- [INPUT ROWS]:
========================

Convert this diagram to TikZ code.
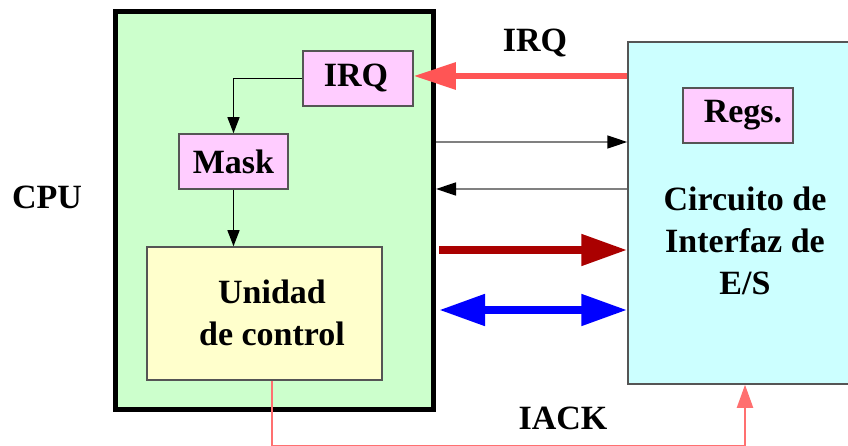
\documentclass[tikz,border=0pt]{standalone}
\usepackage{fontspec}
\setmainfont{Liberation Serif}
\usetikzlibrary{arrows.meta,calc}
\definecolor{cpugreen}{HTML}{CCFFCC}
\definecolor{boxpink}{HTML}{FFCCFF}
\definecolor{boxyellow}{HTML}{FFFFCC}
\definecolor{boxcyan}{HTML}{CCFFFF}
\definecolor{irqred}{HTML}{FF5555}
\definecolor{datared}{HTML}{AA0000}
\definecolor{ackred}{HTML}{FF7070}
\definecolor{edgegray}{HTML}{555555}
\tikzset{
  txt/.style={font=\fontsize{34}{42}\selectfont\bfseries, align=center, inner sep=0pt},
  regbox/.style={draw=edgegray, line width=1.5pt, fill=boxpink, inner sep=0pt, anchor=center},
  thinarrow/.style={draw=gray, line width=1.5pt, -{Triangle[length=20pt,width=13pt,color=black]}},
  fatarrow/.style={line width=8pt, -{Triangle[length=46pt,width=30pt]}},
}
\begin{document}
\begin{tikzpicture}[x=1pt,y=-1pt]
\useasboundingbox (0,0) rectangle (848,446);
% CPU
\node[draw=black, line width=5pt, fill=cpugreen, minimum width=318pt, minimum height=398pt, inner sep=0pt] (cpu) at (274.5,210.5) {};
\node[txt] (cpulabel) at (47,197) {CPU};
% interface
\node[draw=edgegray, line width=1.5pt, fill=boxcyan, minimum width=242pt, minimum height=342pt, inner sep=0pt] (ifz) at (749,213) {};
\node[regbox, minimum width=110pt, minimum height=55pt] (regs) at (738,115.5) {};
\node[txt] (regstext) at (743,115.5) {Regs.};
\node[txt] (iftext) at (745,241) {Circuito de\\Interfaz de\\E/S};
% inner boxes
\node[regbox, minimum width=110pt, minimum height=55pt] (irq) at (358,78.5) {};
\node[txt] (irqtext) at (356,78.5) {IRQ};
\node[regbox, minimum width=109pt, minimum height=55pt] (mask) at (233.5,161.5) {};
\node[txt] (masktext) at (233.5,161.5) {Mask};
\node[draw=edgegray, line width=1.5pt, fill=boxyellow, minimum width=235pt, minimum height=133pt, inner sep=0pt] (uc) at (264.5,313.5) {};
\node[txt] (uctext) at (272,313) {Unidad\\de control};
% internal arrows
\draw[line width=1.2pt, -{Triangle[length=16pt,width=12pt]}] (irq.west) -| (mask.north);
\draw[line width=1.2pt, -{Triangle[length=16pt,width=12pt]}] (mask.south) -- (mask.south |- uc.north);
% IRQ line
\draw[irqred, line width=6pt, -{Triangle[length=42pt,width=26pt]}] (ifz.west |- 0,76) -- (irq.east |- 0,76);
\node[txt] (irqlabel) at (535,43) {IRQ};
% thin arrows
\draw[thinarrow] (cpu.east |- 0,142) -- (ifz.west |- 0,142);
\draw[thinarrow] (ifz.west |- 0,189) -- (cpu.east |- 0,189);
% data arrows
\draw[datared, fatarrow] ($(cpu.east |- 0,250)+(3,0)$) -- (ifz.west |- 0,250);
\draw[blue, line width=8pt, {Triangle[length=46pt,width=30pt]}-{Triangle[length=46pt,width=30pt]}] ($(cpu.east |- 0,310)+(3,0)$) -- (ifz.west |- 0,310);
% IACK
\coordinate (ackcorner) at (272,446);
\draw[ackred, line width=2pt, -{Triangle[length=23pt,width=16pt]}] (uc.south -| 272,0) -- (ackcorner) -| (ifz.south -| 745,0);
\node[txt] (iacklabel) at (563,418) {IACK};
\end{tikzpicture}
\end{document}
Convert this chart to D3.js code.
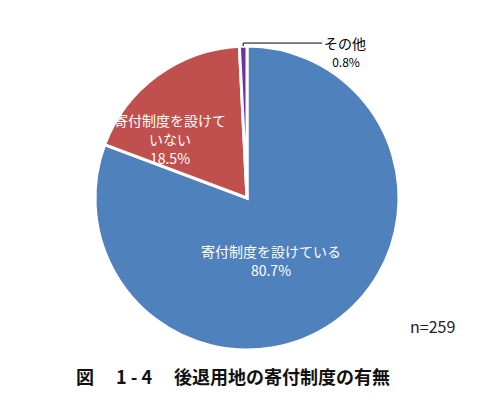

========================

- [SET PROBLEM]: Give an exact copy of the material, leaving out every picture.

- [REPLY TO THE TASK]:
Convert this diagram to TikZ code.
\documentclass[tikz,border=0pt]{standalone}
\usepackage{fontspec}
\setmainfont{Liberation Serif}
\usetikzlibrary{arrows.meta,calc}
\definecolor{cpugreen}{HTML}{CCFFCC}
\definecolor{boxpink}{HTML}{FFCCFF}
\definecolor{boxyellow}{HTML}{FFFFCC}
\definecolor{boxcyan}{HTML}{CCFFFF}
\definecolor{irqred}{HTML}{FF5555}
\definecolor{datared}{HTML}{AA0000}
\definecolor{ackred}{HTML}{FF7070}
\definecolor{edgegray}{HTML}{555555}
\tikzset{
  txt/.style={font=\fontsize{34}{42}\selectfont\bfseries, align=center, inner sep=0pt},
  regbox/.style={draw=edgegray, line width=1.5pt, fill=boxpink, inner sep=0pt, anchor=center},
  thinarrow/.style={draw=gray, line width=1.5pt, -{Triangle[length=20pt,width=13pt,color=black]}},
  fatarrow/.style={line width=8pt, -{Triangle[length=46pt,width=30pt]}},
}
\begin{document}
\begin{tikzpicture}[x=1pt,y=-1pt]
\useasboundingbox (0,0) rectangle (848,446);
% CPU
\node[draw=black, line width=5pt, fill=cpugreen, minimum width=318pt, minimum height=398pt, inner sep=0pt] (cpu) at (274.5,210.5) {};
\node[txt] (cpulabel) at (47,197) {CPU};
% interface
\node[draw=edgegray, line width=1.5pt, fill=boxcyan, minimum width=242pt, minimum height=342pt, inner sep=0pt] (ifz) at (749,213) {};
\node[regbox, minimum width=110pt, minimum height=55pt] (regs) at (738,115.5) {};
\node[txt] (regstext) at (743,115.5) {Regs.};
\node[txt] (iftext) at (745,241) {Circuito de\\Interfaz de\\E/S};
% inner boxes
\node[regbox, minimum width=110pt, minimum height=55pt] (irq) at (358,78.5) {};
\node[txt] (irqtext) at (356,78.5) {IRQ};
\node[regbox, minimum width=109pt, minimum height=55pt] (mask) at (233.5,161.5) {};
\node[txt] (masktext) at (233.5,161.5) {Mask};
\node[draw=edgegray, line width=1.5pt, fill=boxyellow, minimum width=235pt, minimum height=133pt, inner sep=0pt] (uc) at (264.5,313.5) {};
\node[txt] (uctext) at (272,313) {Unidad\\de control};
% internal arrows
\draw[line width=1.2pt, -{Triangle[length=16pt,width=12pt]}] (irq.west) -| (mask.north);
\draw[line width=1.2pt, -{Triangle[length=16pt,width=12pt]}] (mask.south) -- (mask.south |- uc.north);
% IRQ line
\draw[irqred, line width=6pt, -{Triangle[length=42pt,width=26pt]}] (ifz.west |- 0,76) -- (irq.east |- 0,76);
\node[txt] (irqlabel) at (535,43) {IRQ};
% thin arrows
\draw[thinarrow] (cpu.east |- 0,142) -- (ifz.west |- 0,142);
\draw[thinarrow] (ifz.west |- 0,189) -- (cpu.east |- 0,189);
% data arrows
\draw[datared, fatarrow] ($(cpu.east |- 0,250)+(3,0)$) -- (ifz.west |- 0,250);
\draw[blue, line width=8pt, {Triangle[length=46pt,width=30pt]}-{Triangle[length=46pt,width=30pt]}] ($(cpu.east |- 0,310)+(3,0)$) -- (ifz.west |- 0,310);
% IACK
\coordinate (ackcorner) at (272,446);
\draw[ackred, line width=2pt, -{Triangle[length=23pt,width=16pt]}] (uc.south -| 272,0) -- (ackcorner) -| (ifz.south -| 745,0);
\node[txt] (iacklabel) at (563,418) {IACK};
\end{tikzpicture}
\end{document}
Convert this chart to D3.js code.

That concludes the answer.